• _DATASET SECTION_

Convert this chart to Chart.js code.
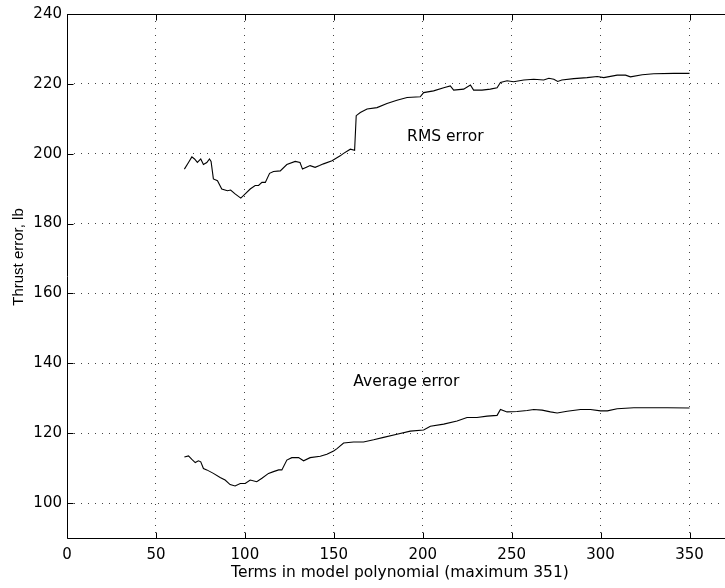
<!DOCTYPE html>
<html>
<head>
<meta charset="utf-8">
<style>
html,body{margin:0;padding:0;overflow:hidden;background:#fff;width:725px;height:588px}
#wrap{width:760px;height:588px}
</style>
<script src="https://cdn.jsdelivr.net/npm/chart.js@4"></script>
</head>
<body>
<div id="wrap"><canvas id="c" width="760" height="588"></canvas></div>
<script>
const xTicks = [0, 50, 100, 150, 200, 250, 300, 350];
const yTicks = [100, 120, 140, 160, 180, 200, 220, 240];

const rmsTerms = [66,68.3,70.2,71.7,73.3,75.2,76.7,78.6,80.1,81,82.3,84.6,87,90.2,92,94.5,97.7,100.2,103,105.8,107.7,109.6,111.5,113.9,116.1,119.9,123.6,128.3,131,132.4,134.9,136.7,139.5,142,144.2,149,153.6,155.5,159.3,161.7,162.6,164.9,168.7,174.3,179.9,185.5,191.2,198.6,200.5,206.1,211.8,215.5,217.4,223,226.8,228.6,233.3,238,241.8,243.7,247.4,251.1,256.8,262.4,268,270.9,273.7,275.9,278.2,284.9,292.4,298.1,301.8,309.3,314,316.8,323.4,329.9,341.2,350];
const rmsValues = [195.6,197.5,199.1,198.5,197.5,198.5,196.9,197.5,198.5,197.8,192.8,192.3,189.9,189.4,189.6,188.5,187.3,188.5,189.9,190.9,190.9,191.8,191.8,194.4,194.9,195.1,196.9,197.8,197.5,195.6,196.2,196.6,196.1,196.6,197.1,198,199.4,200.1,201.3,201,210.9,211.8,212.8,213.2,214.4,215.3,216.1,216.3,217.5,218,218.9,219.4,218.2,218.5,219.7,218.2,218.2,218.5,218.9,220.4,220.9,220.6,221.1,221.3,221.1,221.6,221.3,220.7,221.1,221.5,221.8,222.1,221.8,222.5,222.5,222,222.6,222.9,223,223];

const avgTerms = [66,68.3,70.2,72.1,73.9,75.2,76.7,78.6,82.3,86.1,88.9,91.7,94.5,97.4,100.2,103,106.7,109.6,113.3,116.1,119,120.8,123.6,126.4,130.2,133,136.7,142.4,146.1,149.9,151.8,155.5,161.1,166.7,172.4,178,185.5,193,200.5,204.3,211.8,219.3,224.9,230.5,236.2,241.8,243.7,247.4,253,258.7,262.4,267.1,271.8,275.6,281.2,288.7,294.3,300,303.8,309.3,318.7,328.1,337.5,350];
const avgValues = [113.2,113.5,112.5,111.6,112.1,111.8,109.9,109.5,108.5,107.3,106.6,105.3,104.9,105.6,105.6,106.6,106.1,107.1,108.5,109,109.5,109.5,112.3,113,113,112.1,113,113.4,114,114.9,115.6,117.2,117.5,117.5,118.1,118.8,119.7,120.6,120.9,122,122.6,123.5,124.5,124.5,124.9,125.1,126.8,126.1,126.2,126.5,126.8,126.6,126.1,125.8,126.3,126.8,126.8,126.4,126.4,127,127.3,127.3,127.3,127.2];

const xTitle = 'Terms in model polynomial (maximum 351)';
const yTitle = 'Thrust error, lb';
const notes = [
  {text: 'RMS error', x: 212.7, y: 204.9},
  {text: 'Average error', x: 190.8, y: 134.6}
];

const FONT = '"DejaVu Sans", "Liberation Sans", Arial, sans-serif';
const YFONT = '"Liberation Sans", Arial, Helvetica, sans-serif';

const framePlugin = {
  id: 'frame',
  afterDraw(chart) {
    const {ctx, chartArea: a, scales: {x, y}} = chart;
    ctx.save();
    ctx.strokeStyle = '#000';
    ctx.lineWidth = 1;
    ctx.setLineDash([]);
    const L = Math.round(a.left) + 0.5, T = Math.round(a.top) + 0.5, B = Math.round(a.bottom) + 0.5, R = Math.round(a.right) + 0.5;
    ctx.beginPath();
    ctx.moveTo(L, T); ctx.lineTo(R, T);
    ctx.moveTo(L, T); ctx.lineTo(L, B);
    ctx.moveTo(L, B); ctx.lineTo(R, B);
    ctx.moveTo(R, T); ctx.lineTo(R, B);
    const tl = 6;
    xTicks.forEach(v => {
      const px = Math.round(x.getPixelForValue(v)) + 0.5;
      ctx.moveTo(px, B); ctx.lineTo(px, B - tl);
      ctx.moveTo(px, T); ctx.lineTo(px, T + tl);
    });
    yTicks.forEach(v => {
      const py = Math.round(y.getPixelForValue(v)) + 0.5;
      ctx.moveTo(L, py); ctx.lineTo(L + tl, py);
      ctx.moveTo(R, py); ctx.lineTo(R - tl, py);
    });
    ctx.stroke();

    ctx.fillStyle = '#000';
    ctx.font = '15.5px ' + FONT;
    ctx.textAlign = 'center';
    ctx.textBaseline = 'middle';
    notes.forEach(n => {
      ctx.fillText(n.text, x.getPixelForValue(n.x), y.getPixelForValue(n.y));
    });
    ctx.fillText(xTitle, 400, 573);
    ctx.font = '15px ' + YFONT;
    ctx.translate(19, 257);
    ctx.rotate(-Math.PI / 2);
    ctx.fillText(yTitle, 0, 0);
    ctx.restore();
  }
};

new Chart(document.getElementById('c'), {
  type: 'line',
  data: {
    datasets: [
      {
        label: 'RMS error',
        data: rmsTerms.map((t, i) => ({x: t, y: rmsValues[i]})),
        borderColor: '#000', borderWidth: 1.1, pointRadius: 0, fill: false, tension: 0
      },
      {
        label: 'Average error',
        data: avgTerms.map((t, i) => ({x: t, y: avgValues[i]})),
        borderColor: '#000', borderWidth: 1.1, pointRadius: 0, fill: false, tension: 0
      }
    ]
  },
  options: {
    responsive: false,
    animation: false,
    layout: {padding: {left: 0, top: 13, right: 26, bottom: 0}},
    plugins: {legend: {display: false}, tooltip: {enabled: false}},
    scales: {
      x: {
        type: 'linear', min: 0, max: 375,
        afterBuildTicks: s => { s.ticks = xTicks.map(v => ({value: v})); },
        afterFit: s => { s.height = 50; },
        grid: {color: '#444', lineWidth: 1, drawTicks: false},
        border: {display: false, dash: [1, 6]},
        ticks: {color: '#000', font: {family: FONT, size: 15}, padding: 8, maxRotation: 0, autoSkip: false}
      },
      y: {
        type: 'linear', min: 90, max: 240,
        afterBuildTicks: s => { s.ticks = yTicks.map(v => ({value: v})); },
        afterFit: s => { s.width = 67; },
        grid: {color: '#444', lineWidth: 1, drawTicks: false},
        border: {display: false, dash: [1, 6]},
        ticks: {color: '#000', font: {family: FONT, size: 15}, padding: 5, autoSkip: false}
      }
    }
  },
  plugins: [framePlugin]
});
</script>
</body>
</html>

• _SET TASK_
Using the material above, set down every line exactly, but skip the pictures.

• _SOLUTION FOR THIS EXERCISE_
Convert this chart to Chart.js code.
<!DOCTYPE html>
<html>
<head>
<meta charset="utf-8">
<style>
html,body{margin:0;padding:0;overflow:hidden;background:#fff;width:725px;height:588px}
#wrap{width:760px;height:588px}
</style>
<script src="https://cdn.jsdelivr.net/npm/chart.js@4"></script>
</head>
<body>
<div id="wrap"><canvas id="c" width="760" height="588"></canvas></div>
<script>
const xTicks = [0, 50, 100, 150, 200, 250, 300, 350];
const yTicks = [100, 120, 140, 160, 180, 200, 220, 240];

const rmsTerms = [66,68.3,70.2,71.7,73.3,75.2,76.7,78.6,80.1,81,82.3,84.6,87,90.2,92,94.5,97.7,100.2,103,105.8,107.7,109.6,111.5,113.9,116.1,119.9,123.6,128.3,131,132.4,134.9,136.7,139.5,142,144.2,149,153.6,155.5,159.3,161.7,162.6,164.9,168.7,174.3,179.9,185.5,191.2,198.6,200.5,206.1,211.8,215.5,217.4,223,226.8,228.6,233.3,238,241.8,243.7,247.4,251.1,256.8,262.4,268,270.9,273.7,275.9,278.2,284.9,292.4,298.1,301.8,309.3,314,316.8,323.4,329.9,341.2,350];
const rmsValues = [195.6,197.5,199.1,198.5,197.5,198.5,196.9,197.5,198.5,197.8,192.8,192.3,189.9,189.4,189.6,188.5,187.3,188.5,189.9,190.9,190.9,191.8,191.8,194.4,194.9,195.1,196.9,197.8,197.5,195.6,196.2,196.6,196.1,196.6,197.1,198,199.4,200.1,201.3,201,210.9,211.8,212.8,213.2,214.4,215.3,216.1,216.3,217.5,218,218.9,219.4,218.2,218.5,219.7,218.2,218.2,218.5,218.9,220.4,220.9,220.6,221.1,221.3,221.1,221.6,221.3,220.7,221.1,221.5,221.8,222.1,221.8,222.5,222.5,222,222.6,222.9,223,223];

const avgTerms = [66,68.3,70.2,72.1,73.9,75.2,76.7,78.6,82.3,86.1,88.9,91.7,94.5,97.4,100.2,103,106.7,109.6,113.3,116.1,119,120.8,123.6,126.4,130.2,133,136.7,142.4,146.1,149.9,151.8,155.5,161.1,166.7,172.4,178,185.5,193,200.5,204.3,211.8,219.3,224.9,230.5,236.2,241.8,243.7,247.4,253,258.7,262.4,267.1,271.8,275.6,281.2,288.7,294.3,300,303.8,309.3,318.7,328.1,337.5,350];
const avgValues = [113.2,113.5,112.5,111.6,112.1,111.8,109.9,109.5,108.5,107.3,106.6,105.3,104.9,105.6,105.6,106.6,106.1,107.1,108.5,109,109.5,109.5,112.3,113,113,112.1,113,113.4,114,114.9,115.6,117.2,117.5,117.5,118.1,118.8,119.7,120.6,120.9,122,122.6,123.5,124.5,124.5,124.9,125.1,126.8,126.1,126.2,126.5,126.8,126.6,126.1,125.8,126.3,126.8,126.8,126.4,126.4,127,127.3,127.3,127.3,127.2];

const xTitle = 'Terms in model polynomial (maximum 351)';
const yTitle = 'Thrust error, lb';
const notes = [
  {text: 'RMS error', x: 212.7, y: 204.9},
  {text: 'Average error', x: 190.8, y: 134.6}
];

const FONT = '"DejaVu Sans", "Liberation Sans", Arial, sans-serif';
const YFONT = '"Liberation Sans", Arial, Helvetica, sans-serif';

const framePlugin = {
  id: 'frame',
  afterDraw(chart) {
    const {ctx, chartArea: a, scales: {x, y}} = chart;
    ctx.save();
    ctx.strokeStyle = '#000';
    ctx.lineWidth = 1;
    ctx.setLineDash([]);
    const L = Math.round(a.left) + 0.5, T = Math.round(a.top) + 0.5, B = Math.round(a.bottom) + 0.5, R = Math.round(a.right) + 0.5;
    ctx.beginPath();
    ctx.moveTo(L, T); ctx.lineTo(R, T);
    ctx.moveTo(L, T); ctx.lineTo(L, B);
    ctx.moveTo(L, B); ctx.lineTo(R, B);
    ctx.moveTo(R, T); ctx.lineTo(R, B);
    const tl = 6;
    xTicks.forEach(v => {
      const px = Math.round(x.getPixelForValue(v)) + 0.5;
      ctx.moveTo(px, B); ctx.lineTo(px, B - tl);
      ctx.moveTo(px, T); ctx.lineTo(px, T + tl);
    });
    yTicks.forEach(v => {
      const py = Math.round(y.getPixelForValue(v)) + 0.5;
      ctx.moveTo(L, py); ctx.lineTo(L + tl, py);
      ctx.moveTo(R, py); ctx.lineTo(R - tl, py);
    });
    ctx.stroke();

    ctx.fillStyle = '#000';
    ctx.font = '15.5px ' + FONT;
    ctx.textAlign = 'center';
    ctx.textBaseline = 'middle';
    notes.forEach(n => {
      ctx.fillText(n.text, x.getPixelForValue(n.x), y.getPixelForValue(n.y));
    });
    ctx.fillText(xTitle, 400, 573);
    ctx.font = '15px ' + YFONT;
    ctx.translate(19, 257);
    ctx.rotate(-Math.PI / 2);
    ctx.fillText(yTitle, 0, 0);
    ctx.restore();
  }
};

new Chart(document.getElementById('c'), {
  type: 'line',
  data: {
    datasets: [
      {
        label: 'RMS error',
        data: rmsTerms.map((t, i) => ({x: t, y: rmsValues[i]})),
        borderColor: '#000', borderWidth: 1.1, pointRadius: 0, fill: false, tension: 0
      },
      {
        label: 'Average error',
        data: avgTerms.map((t, i) => ({x: t, y: avgValues[i]})),
        borderColor: '#000', borderWidth: 1.1, pointRadius: 0, fill: false, tension: 0
      }
    ]
  },
  options: {
    responsive: false,
    animation: false,
    layout: {padding: {left: 0, top: 13, right: 26, bottom: 0}},
    plugins: {legend: {display: false}, tooltip: {enabled: false}},
    scales: {
      x: {
        type: 'linear', min: 0, max: 375,
        afterBuildTicks: s => { s.ticks = xTicks.map(v => ({value: v})); },
        afterFit: s => { s.height = 50; },
        grid: {color: '#444', lineWidth: 1, drawTicks: false},
        border: {display: false, dash: [1, 6]},
        ticks: {color: '#000', font: {family: FONT, size: 15}, padding: 8, maxRotation: 0, autoSkip: false}
      },
      y: {
        type: 'linear', min: 90, max: 240,
        afterBuildTicks: s => { s.ticks = yTicks.map(v => ({value: v})); },
        afterFit: s => { s.width = 67; },
        grid: {color: '#444', lineWidth: 1, drawTicks: false},
        border: {display: false, dash: [1, 6]},
        ticks: {color: '#000', font: {family: FONT, size: 15}, padding: 5, autoSkip: false}
      }
    }
  },
  plugins: [framePlugin]
});
</script>
</body>
</html>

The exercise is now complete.